### WHAT IS REQUIRED:
Extract each line of the material that follows exactly and omit its pictures.

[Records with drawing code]
★ ★ ★ ★ ★ ★ ★

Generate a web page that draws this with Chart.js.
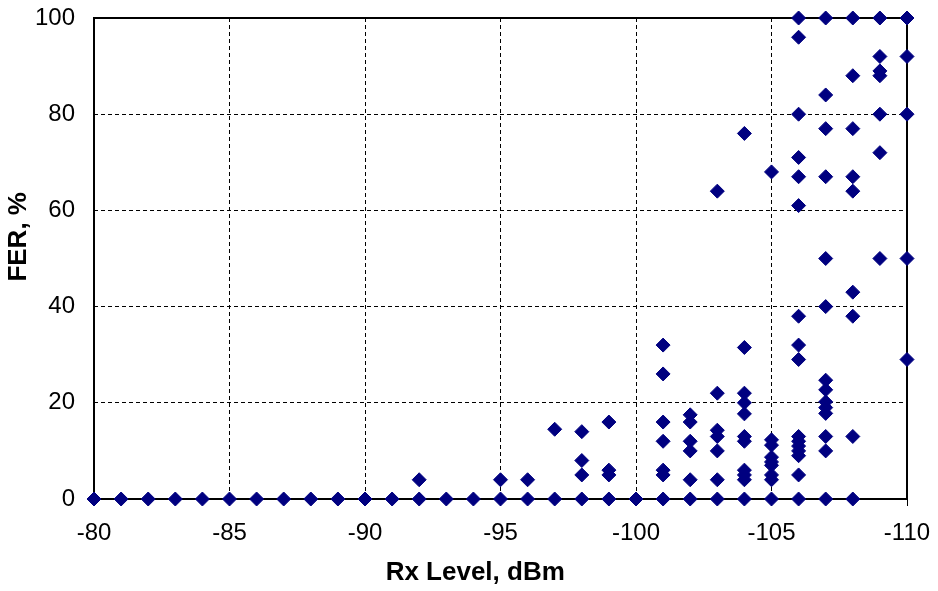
<!DOCTYPE html>
<html lang="en">
<head>
    <meta charset="UTF-8">
    <title>FER vs Rx Level</title>
    <script src="https://cdn.jsdelivr.net/npm/chart.js"></script>
    <style>
        body {
            margin: 0;
            padding: 0;
            background-color: #ffffff;
        }
    </style>
</head>
<body>
    <canvas id="ferChart" width="938" height="591"></canvas>

    <script>
        // Rx levels where FER was 0
        const zeroRx = [-80, -81, -82, -83, -84, -85, -86, -87, -88, -89, -90, -91, -92, -93, -94,
                        -95, -96, -97, -98, -99, -100, -101, -102, -103, -104, -105, -106, -107, -108];

        // Measurements with FER above 0 (same index in both arrays)
        const rxLevel = [
            -92, -95, -96, -97,
            -98, -98, -98,
            -99, -99, -99,
            -101, -101, -101, -101, -101, -101,
            -102, -102, -102, -102, -102,
            -103, -103, -103, -103, -103, -103,
            -104, -104, -104, -104, -104, -104, -104, -104, -104, -104,
            -105, -105, -105, -105, -105, -105, -105, -105,
            -106, -106, -106, -106, -106, -106, -106, -106, -106, -106, -106, -106, -106, -106, -106,
            -107, -107, -107, -107, -107, -107, -107, -107, -107, -107, -107, -107, -107,
            -108, -108, -108, -108, -108, -108, -108, -108,
            -109, -109, -109, -109, -109, -109, -109,
            -110, -110, -110, -110, -110
        ];
        const fer = [
            4, 4, 4, 14.5,
            14, 8, 5,
            16, 6, 5,
            32, 26, 16, 12, 6, 5,
            17.5, 16, 12, 10, 4,
            64, 22, 14.3, 13, 10, 4,
            76, 31.5, 22, 20, 17.7, 13, 12, 6, 5, 4,
            68, 12.3, 11.2, 8.7, 7.7, 7, 5, 4,
            100, 96, 80, 71, 67, 61, 38, 32, 29, 13, 12, 11, 10, 9, 5,
            100, 84, 77, 67, 50, 40, 24.7, 22.7, 20.2, 19, 17.8, 13, 10,
            100, 88, 77, 67, 64, 43, 38, 13,
            100, 92, 89, 88, 80, 72, 50,
            100, 92, 80, 50, 29
        ];

        const xTicks = [-80, -85, -90, -95, -100, -105, -110];
        const yTicks = [0, 20, 40, 60, 80, 100];

        const points = zeroRx.map(x => ({ x: x, y: 0 }))
            .concat(rxLevel.map((x, i) => ({ x: x, y: fer[i] })));

        // black frame round the plot area
        const frame = {
            id: 'frame',
            beforeDatasetsDraw(chart) {
                const { ctx, chartArea } = chart;
                ctx.save();
                ctx.strokeStyle = '#000';
                ctx.lineWidth = 2;
                ctx.strokeRect(chartArea.left, chartArea.top, chartArea.right - chartArea.left, chartArea.bottom - chartArea.top);
                ctx.restore();
            }
        };

        const tickFont = { family: "'Liberation Sans', Arial, sans-serif", size: 24 };
        const titleFont = { family: "'Liberation Sans', Arial, sans-serif", size: 26, weight: 'bold' };

        new Chart(document.getElementById('ferChart'), {
            type: 'scatter',
            data: {
                datasets: [{
                    data: points,
                    pointStyle: 'rectRot',
                    pointRadius: 7,
                    pointHoverRadius: 7,
                    backgroundColor: '#000080',
                    borderColor: '#000080',
                    borderWidth: 1,
                    clip: false
                }]
            },
            options: {
                responsive: false,
                animation: false,
                layout: { padding: { left: 0, right: 31, top: 18, bottom: 0 } },
                plugins: {
                    legend: { display: false },
                    tooltip: { enabled: false }
                },
                scales: {
                    x: {
                        type: 'linear',
                        min: -110,
                        max: -80,
                        reverse: true,
                        afterBuildTicks: scale => { scale.ticks = xTicks.map(v => ({ value: v })); },
                        afterFit: scale => {
                            scale.height = 92;
                            scale.paddingLeft = 0;
                            scale.paddingRight = 0;
                        },
                        ticks: {
                            color: '#000',
                            font: tickFont,
                            padding: 13,
                            maxRotation: 0,
                            callback: v => String(v)
                        },
                        grid: {
                            color: '#000',
                            lineWidth: 1,
                            tickBorderDash: [],
                            tickColor: '#000',
                            tickLength: 7
                        },
                        border: { display: false, dash: [4, 3] },
                        title: {
                            display: true,
                            text: 'Rx Level, dBm       ',
                            color: '#000',
                            font: titleFont,
                            padding: { top: 0, bottom: 3 }
                        }
                    },
                    y: {
                        min: 0,
                        max: 100,
                        afterBuildTicks: scale => { scale.ticks = yTicks.map(v => ({ value: v })); },
                        afterFit: scale => {
                            scale.width = 94;
                            scale.paddingTop = 0;
                            scale.paddingBottom = 0;
                        },
                        ticks: {
                            color: '#000',
                            font: tickFont,
                            padding: 19
                        },
                        grid: {
                            color: '#000',
                            lineWidth: 1,
                            drawTicks: false
                        },
                        border: { display: false, dash: [4, 3] },
                        title: {
                            display: true,
                            text: '      FER, %',
                            color: '#000',
                            font: titleFont,
                            padding: { top: 3, bottom: 0 }
                        }
                    }
                }
            },
            plugins: [frame]
        });
    </script>
</body>
</html>
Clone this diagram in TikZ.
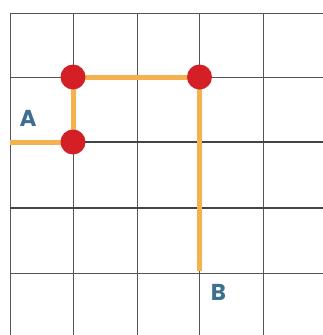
\documentclass[tikz,border=0pt]{standalone}
\usepackage{fontspec}
\newfontfamily\labfont{Poppins}
\definecolor{gridc}{HTML}{555555}
\definecolor{pathc}{HTML}{F5B14E}
\definecolor{dotc}{HTML}{D51F27}
\definecolor{labc}{HTML}{3F6F8F}
\begin{document}
\begin{tikzpicture}[x=1pt,y=-1pt,
  gridline/.style={draw=gridc,line width=1pt},
  heavyline/.style={draw=gridc!80!black,line width=1.5pt},
  route/.style={draw=pathc,line width=5pt},
  dot/.style={circle,fill=dotc,minimum size=25pt,inner sep=0pt},
  lab/.style={text=labc,font=\labfont\bfseries\fontsize{23}{23}\selectfont,inner sep=0pt}]
\useasboundingbox (0,0) rectangle (323,335);
\fill[white] (0,0) rectangle (323,335);
% grid verticals
\foreach \x in {10,73,137,199,263} \draw[gridline] (\x,13) -- (\x,335);
% grid horizontals
\foreach \y in {13,77,273} \draw[gridline] (10,\y) -- (323,\y);
\foreach \y in {142,208} \draw[heavyline] (10,\y) -- (323,\y);
% route
\coordinate (start) at (10,142);
\coordinate (p1) at (73,142);
\coordinate (p2) at (73,77);
\coordinate (p3) at (199.5,77);
\coordinate (finish) at (199.5,271);
\draw[route] (start) -- (p1) -- (p2) -- (p3) -- (finish);
\node[dot] (d1) at (p1) {};
\node[dot] (d2) at (p2) {};
\node[dot] (d3) at (p3) {};
\node[lab] (A) at (28,118) {A};
\node[lab] (B) at (218.5,292.5) {B};
\end{tikzpicture}
\end{document}
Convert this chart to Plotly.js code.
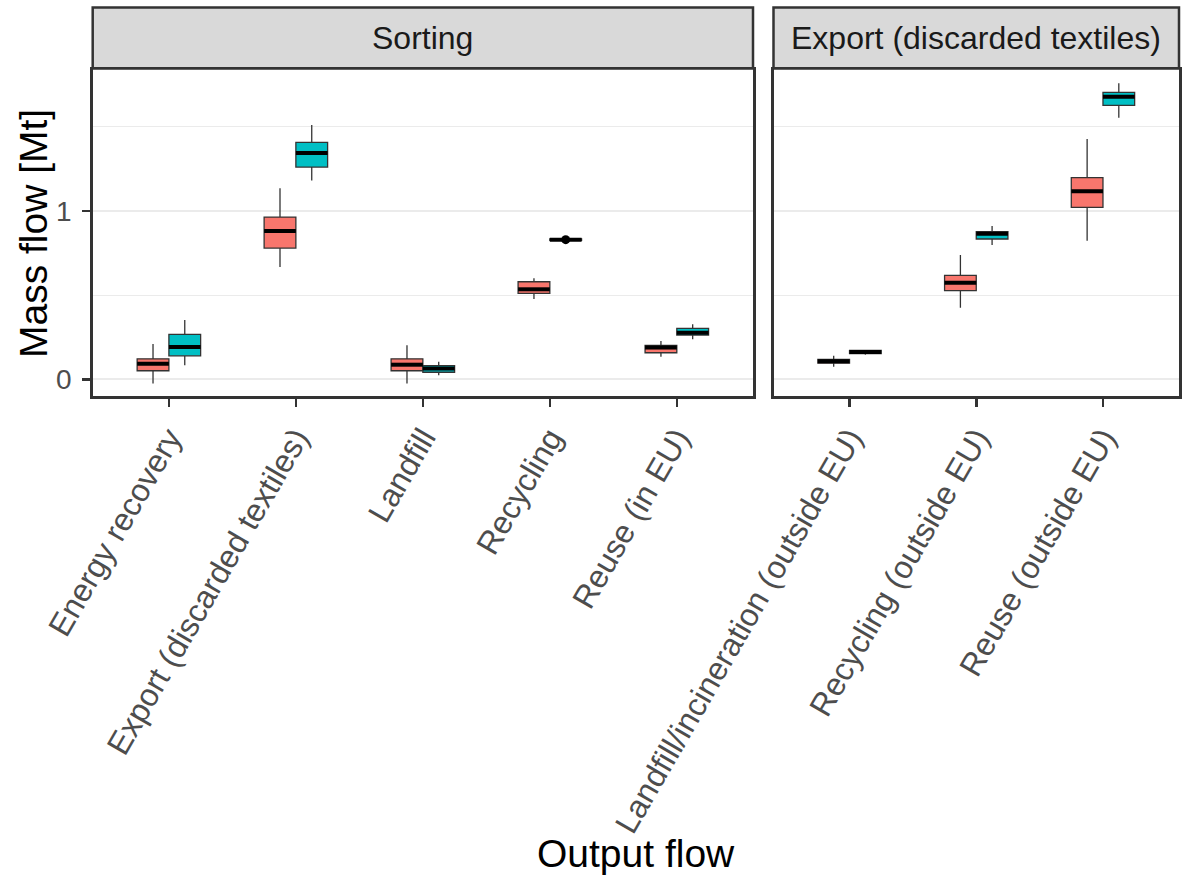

★ ★ ★ ★ ★ ★ ★

### WRITTEN SOLUTION:
Generate a web page that draws this with Chart.js.
<!DOCTYPE html>
<html lang="en">
<head>
    <meta charset="UTF-8">
    <title>FER vs Rx Level</title>
    <script src="https://cdn.jsdelivr.net/npm/chart.js"></script>
    <style>
        body {
            margin: 0;
            padding: 0;
            background-color: #ffffff;
        }
    </style>
</head>
<body>
    <canvas id="ferChart" width="938" height="591"></canvas>

    <script>
        // Rx levels where FER was 0
        const zeroRx = [-80, -81, -82, -83, -84, -85, -86, -87, -88, -89, -90, -91, -92, -93, -94,
                        -95, -96, -97, -98, -99, -100, -101, -102, -103, -104, -105, -106, -107, -108];

        // Measurements with FER above 0 (same index in both arrays)
        const rxLevel = [
            -92, -95, -96, -97,
            -98, -98, -98,
            -99, -99, -99,
            -101, -101, -101, -101, -101, -101,
            -102, -102, -102, -102, -102,
            -103, -103, -103, -103, -103, -103,
            -104, -104, -104, -104, -104, -104, -104, -104, -104, -104,
            -105, -105, -105, -105, -105, -105, -105, -105,
            -106, -106, -106, -106, -106, -106, -106, -106, -106, -106, -106, -106, -106, -106, -106,
            -107, -107, -107, -107, -107, -107, -107, -107, -107, -107, -107, -107, -107,
            -108, -108, -108, -108, -108, -108, -108, -108,
            -109, -109, -109, -109, -109, -109, -109,
            -110, -110, -110, -110, -110
        ];
        const fer = [
            4, 4, 4, 14.5,
            14, 8, 5,
            16, 6, 5,
            32, 26, 16, 12, 6, 5,
            17.5, 16, 12, 10, 4,
            64, 22, 14.3, 13, 10, 4,
            76, 31.5, 22, 20, 17.7, 13, 12, 6, 5, 4,
            68, 12.3, 11.2, 8.7, 7.7, 7, 5, 4,
            100, 96, 80, 71, 67, 61, 38, 32, 29, 13, 12, 11, 10, 9, 5,
            100, 84, 77, 67, 50, 40, 24.7, 22.7, 20.2, 19, 17.8, 13, 10,
            100, 88, 77, 67, 64, 43, 38, 13,
            100, 92, 89, 88, 80, 72, 50,
            100, 92, 80, 50, 29
        ];

        const xTicks = [-80, -85, -90, -95, -100, -105, -110];
        const yTicks = [0, 20, 40, 60, 80, 100];

        const points = zeroRx.map(x => ({ x: x, y: 0 }))
            .concat(rxLevel.map((x, i) => ({ x: x, y: fer[i] })));

        // black frame round the plot area
        const frame = {
            id: 'frame',
            beforeDatasetsDraw(chart) {
                const { ctx, chartArea } = chart;
                ctx.save();
                ctx.strokeStyle = '#000';
                ctx.lineWidth = 2;
                ctx.strokeRect(chartArea.left, chartArea.top, chartArea.right - chartArea.left, chartArea.bottom - chartArea.top);
                ctx.restore();
            }
        };

        const tickFont = { family: "'Liberation Sans', Arial, sans-serif", size: 24 };
        const titleFont = { family: "'Liberation Sans', Arial, sans-serif", size: 26, weight: 'bold' };

        new Chart(document.getElementById('ferChart'), {
            type: 'scatter',
            data: {
                datasets: [{
                    data: points,
                    pointStyle: 'rectRot',
                    pointRadius: 7,
                    pointHoverRadius: 7,
                    backgroundColor: '#000080',
                    borderColor: '#000080',
                    borderWidth: 1,
                    clip: false
                }]
            },
            options: {
                responsive: false,
                animation: false,
                layout: { padding: { left: 0, right: 31, top: 18, bottom: 0 } },
                plugins: {
                    legend: { display: false },
                    tooltip: { enabled: false }
                },
                scales: {
                    x: {
                        type: 'linear',
                        min: -110,
                        max: -80,
                        reverse: true,
                        afterBuildTicks: scale => { scale.ticks = xTicks.map(v => ({ value: v })); },
                        afterFit: scale => {
                            scale.height = 92;
                            scale.paddingLeft = 0;
                            scale.paddingRight = 0;
                        },
                        ticks: {
                            color: '#000',
                            font: tickFont,
                            padding: 13,
                            maxRotation: 0,
                            callback: v => String(v)
                        },
                        grid: {
                            color: '#000',
                            lineWidth: 1,
                            tickBorderDash: [],
                            tickColor: '#000',
                            tickLength: 7
                        },
                        border: { display: false, dash: [4, 3] },
                        title: {
                            display: true,
                            text: 'Rx Level, dBm       ',
                            color: '#000',
                            font: titleFont,
                            padding: { top: 0, bottom: 3 }
                        }
                    },
                    y: {
                        min: 0,
                        max: 100,
                        afterBuildTicks: scale => { scale.ticks = yTicks.map(v => ({ value: v })); },
                        afterFit: scale => {
                            scale.width = 94;
                            scale.paddingTop = 0;
                            scale.paddingBottom = 0;
                        },
                        ticks: {
                            color: '#000',
                            font: tickFont,
                            padding: 19
                        },
                        grid: {
                            color: '#000',
                            lineWidth: 1,
                            drawTicks: false
                        },
                        border: { display: false, dash: [4, 3] },
                        title: {
                            display: true,
                            text: '      FER, %',
                            color: '#000',
                            font: titleFont,
                            padding: { top: 3, bottom: 0 }
                        }
                    }
                }
            },
            plugins: [frame]
        });
    </script>
</body>
</html>
Clone this diagram in TikZ.
\documentclass[tikz,border=0pt]{standalone}
\usepackage{fontspec}
\newfontfamily\labfont{Poppins}
\definecolor{gridc}{HTML}{555555}
\definecolor{pathc}{HTML}{F5B14E}
\definecolor{dotc}{HTML}{D51F27}
\definecolor{labc}{HTML}{3F6F8F}
\begin{document}
\begin{tikzpicture}[x=1pt,y=-1pt,
  gridline/.style={draw=gridc,line width=1pt},
  heavyline/.style={draw=gridc!80!black,line width=1.5pt},
  route/.style={draw=pathc,line width=5pt},
  dot/.style={circle,fill=dotc,minimum size=25pt,inner sep=0pt},
  lab/.style={text=labc,font=\labfont\bfseries\fontsize{23}{23}\selectfont,inner sep=0pt}]
\useasboundingbox (0,0) rectangle (323,335);
\fill[white] (0,0) rectangle (323,335);
% grid verticals
\foreach \x in {10,73,137,199,263} \draw[gridline] (\x,13) -- (\x,335);
% grid horizontals
\foreach \y in {13,77,273} \draw[gridline] (10,\y) -- (323,\y);
\foreach \y in {142,208} \draw[heavyline] (10,\y) -- (323,\y);
% route
\coordinate (start) at (10,142);
\coordinate (p1) at (73,142);
\coordinate (p2) at (73,77);
\coordinate (p3) at (199.5,77);
\coordinate (finish) at (199.5,271);
\draw[route] (start) -- (p1) -- (p2) -- (p3) -- (finish);
\node[dot] (d1) at (p1) {};
\node[dot] (d2) at (p2) {};
\node[dot] (d3) at (p3) {};
\node[lab] (A) at (28,118) {A};
\node[lab] (B) at (218.5,292.5) {B};
\end{tikzpicture}
\end{document}
Convert this chart to Plotly.js code.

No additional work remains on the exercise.